[DATA SECTION]
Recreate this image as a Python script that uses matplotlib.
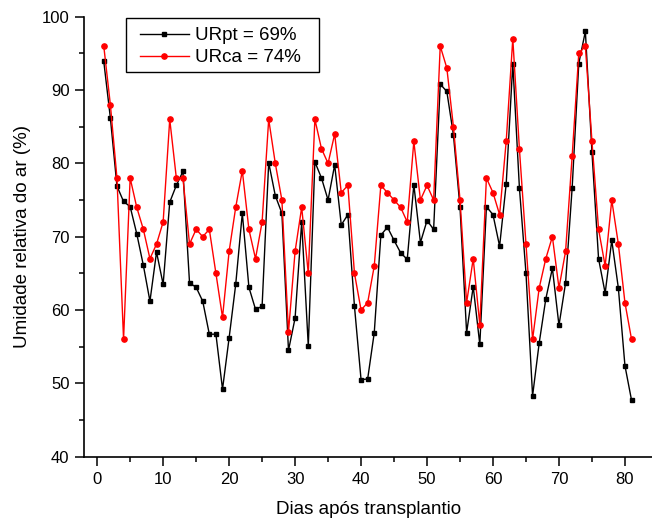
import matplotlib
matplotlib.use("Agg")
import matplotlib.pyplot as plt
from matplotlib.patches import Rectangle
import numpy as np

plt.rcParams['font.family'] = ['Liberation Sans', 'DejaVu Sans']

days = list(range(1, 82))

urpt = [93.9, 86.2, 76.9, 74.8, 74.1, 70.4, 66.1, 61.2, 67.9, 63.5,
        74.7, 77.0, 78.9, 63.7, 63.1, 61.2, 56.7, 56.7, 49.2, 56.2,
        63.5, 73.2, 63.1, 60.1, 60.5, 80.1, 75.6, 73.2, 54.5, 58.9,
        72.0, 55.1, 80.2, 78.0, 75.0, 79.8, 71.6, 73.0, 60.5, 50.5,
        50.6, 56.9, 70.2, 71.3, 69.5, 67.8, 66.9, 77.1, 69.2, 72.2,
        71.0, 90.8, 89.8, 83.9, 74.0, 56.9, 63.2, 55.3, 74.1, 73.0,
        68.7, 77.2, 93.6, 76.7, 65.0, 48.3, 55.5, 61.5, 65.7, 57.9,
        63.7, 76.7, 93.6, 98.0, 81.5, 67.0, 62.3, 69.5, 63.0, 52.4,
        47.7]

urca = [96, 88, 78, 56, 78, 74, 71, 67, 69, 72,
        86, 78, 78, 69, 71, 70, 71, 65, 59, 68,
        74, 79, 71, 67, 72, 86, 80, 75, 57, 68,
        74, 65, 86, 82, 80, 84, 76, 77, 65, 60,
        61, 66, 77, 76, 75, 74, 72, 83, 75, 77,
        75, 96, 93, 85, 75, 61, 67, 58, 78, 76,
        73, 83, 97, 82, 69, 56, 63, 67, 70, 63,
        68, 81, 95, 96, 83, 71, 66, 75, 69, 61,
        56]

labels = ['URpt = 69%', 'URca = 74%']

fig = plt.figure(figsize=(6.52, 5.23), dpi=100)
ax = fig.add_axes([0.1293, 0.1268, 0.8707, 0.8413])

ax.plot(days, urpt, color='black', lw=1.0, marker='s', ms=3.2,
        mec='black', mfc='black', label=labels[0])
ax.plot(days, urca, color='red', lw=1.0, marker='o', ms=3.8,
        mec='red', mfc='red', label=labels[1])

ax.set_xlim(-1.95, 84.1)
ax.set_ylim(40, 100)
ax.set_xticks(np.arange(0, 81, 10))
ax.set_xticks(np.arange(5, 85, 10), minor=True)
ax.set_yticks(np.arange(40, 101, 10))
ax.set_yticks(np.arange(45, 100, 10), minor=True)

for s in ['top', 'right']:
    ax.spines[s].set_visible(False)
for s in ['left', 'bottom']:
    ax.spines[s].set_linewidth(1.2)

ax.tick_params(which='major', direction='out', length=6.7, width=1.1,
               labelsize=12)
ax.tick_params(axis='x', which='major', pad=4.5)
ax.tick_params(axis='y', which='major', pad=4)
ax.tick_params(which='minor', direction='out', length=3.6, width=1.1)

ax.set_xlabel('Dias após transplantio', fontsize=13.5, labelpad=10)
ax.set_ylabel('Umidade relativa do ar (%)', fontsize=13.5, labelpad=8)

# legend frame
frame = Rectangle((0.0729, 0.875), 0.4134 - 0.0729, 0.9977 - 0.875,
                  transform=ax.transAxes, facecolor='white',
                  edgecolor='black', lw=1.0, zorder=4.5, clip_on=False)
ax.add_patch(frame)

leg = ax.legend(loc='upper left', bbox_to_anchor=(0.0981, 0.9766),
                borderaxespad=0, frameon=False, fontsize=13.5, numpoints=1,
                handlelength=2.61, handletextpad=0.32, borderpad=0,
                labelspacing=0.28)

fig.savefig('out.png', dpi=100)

[TASK BRIEF]
Restate the entire listing word for word, excluding pictures.

[SOLUTION TO THE PROBLEM]
Recreate this image as a Python script that uses matplotlib.
import matplotlib
matplotlib.use("Agg")
import matplotlib.pyplot as plt
from matplotlib.patches import Rectangle
import numpy as np

plt.rcParams['font.family'] = ['Liberation Sans', 'DejaVu Sans']

days = list(range(1, 82))

urpt = [93.9, 86.2, 76.9, 74.8, 74.1, 70.4, 66.1, 61.2, 67.9, 63.5,
        74.7, 77.0, 78.9, 63.7, 63.1, 61.2, 56.7, 56.7, 49.2, 56.2,
        63.5, 73.2, 63.1, 60.1, 60.5, 80.1, 75.6, 73.2, 54.5, 58.9,
        72.0, 55.1, 80.2, 78.0, 75.0, 79.8, 71.6, 73.0, 60.5, 50.5,
        50.6, 56.9, 70.2, 71.3, 69.5, 67.8, 66.9, 77.1, 69.2, 72.2,
        71.0, 90.8, 89.8, 83.9, 74.0, 56.9, 63.2, 55.3, 74.1, 73.0,
        68.7, 77.2, 93.6, 76.7, 65.0, 48.3, 55.5, 61.5, 65.7, 57.9,
        63.7, 76.7, 93.6, 98.0, 81.5, 67.0, 62.3, 69.5, 63.0, 52.4,
        47.7]

urca = [96, 88, 78, 56, 78, 74, 71, 67, 69, 72,
        86, 78, 78, 69, 71, 70, 71, 65, 59, 68,
        74, 79, 71, 67, 72, 86, 80, 75, 57, 68,
        74, 65, 86, 82, 80, 84, 76, 77, 65, 60,
        61, 66, 77, 76, 75, 74, 72, 83, 75, 77,
        75, 96, 93, 85, 75, 61, 67, 58, 78, 76,
        73, 83, 97, 82, 69, 56, 63, 67, 70, 63,
        68, 81, 95, 96, 83, 71, 66, 75, 69, 61,
        56]

labels = ['URpt = 69%', 'URca = 74%']

fig = plt.figure(figsize=(6.52, 5.23), dpi=100)
ax = fig.add_axes([0.1293, 0.1268, 0.8707, 0.8413])

ax.plot(days, urpt, color='black', lw=1.0, marker='s', ms=3.2,
        mec='black', mfc='black', label=labels[0])
ax.plot(days, urca, color='red', lw=1.0, marker='o', ms=3.8,
        mec='red', mfc='red', label=labels[1])

ax.set_xlim(-1.95, 84.1)
ax.set_ylim(40, 100)
ax.set_xticks(np.arange(0, 81, 10))
ax.set_xticks(np.arange(5, 85, 10), minor=True)
ax.set_yticks(np.arange(40, 101, 10))
ax.set_yticks(np.arange(45, 100, 10), minor=True)

for s in ['top', 'right']:
    ax.spines[s].set_visible(False)
for s in ['left', 'bottom']:
    ax.spines[s].set_linewidth(1.2)

ax.tick_params(which='major', direction='out', length=6.7, width=1.1,
               labelsize=12)
ax.tick_params(axis='x', which='major', pad=4.5)
ax.tick_params(axis='y', which='major', pad=4)
ax.tick_params(which='minor', direction='out', length=3.6, width=1.1)

ax.set_xlabel('Dias após transplantio', fontsize=13.5, labelpad=10)
ax.set_ylabel('Umidade relativa do ar (%)', fontsize=13.5, labelpad=8)

# legend frame
frame = Rectangle((0.0729, 0.875), 0.4134 - 0.0729, 0.9977 - 0.875,
                  transform=ax.transAxes, facecolor='white',
                  edgecolor='black', lw=1.0, zorder=4.5, clip_on=False)
ax.add_patch(frame)

leg = ax.legend(loc='upper left', bbox_to_anchor=(0.0981, 0.9766),
                borderaxespad=0, frameon=False, fontsize=13.5, numpoints=1,
                handlelength=2.61, handletextpad=0.32, borderpad=0,
                labelspacing=0.28)

fig.savefig('out.png', dpi=100)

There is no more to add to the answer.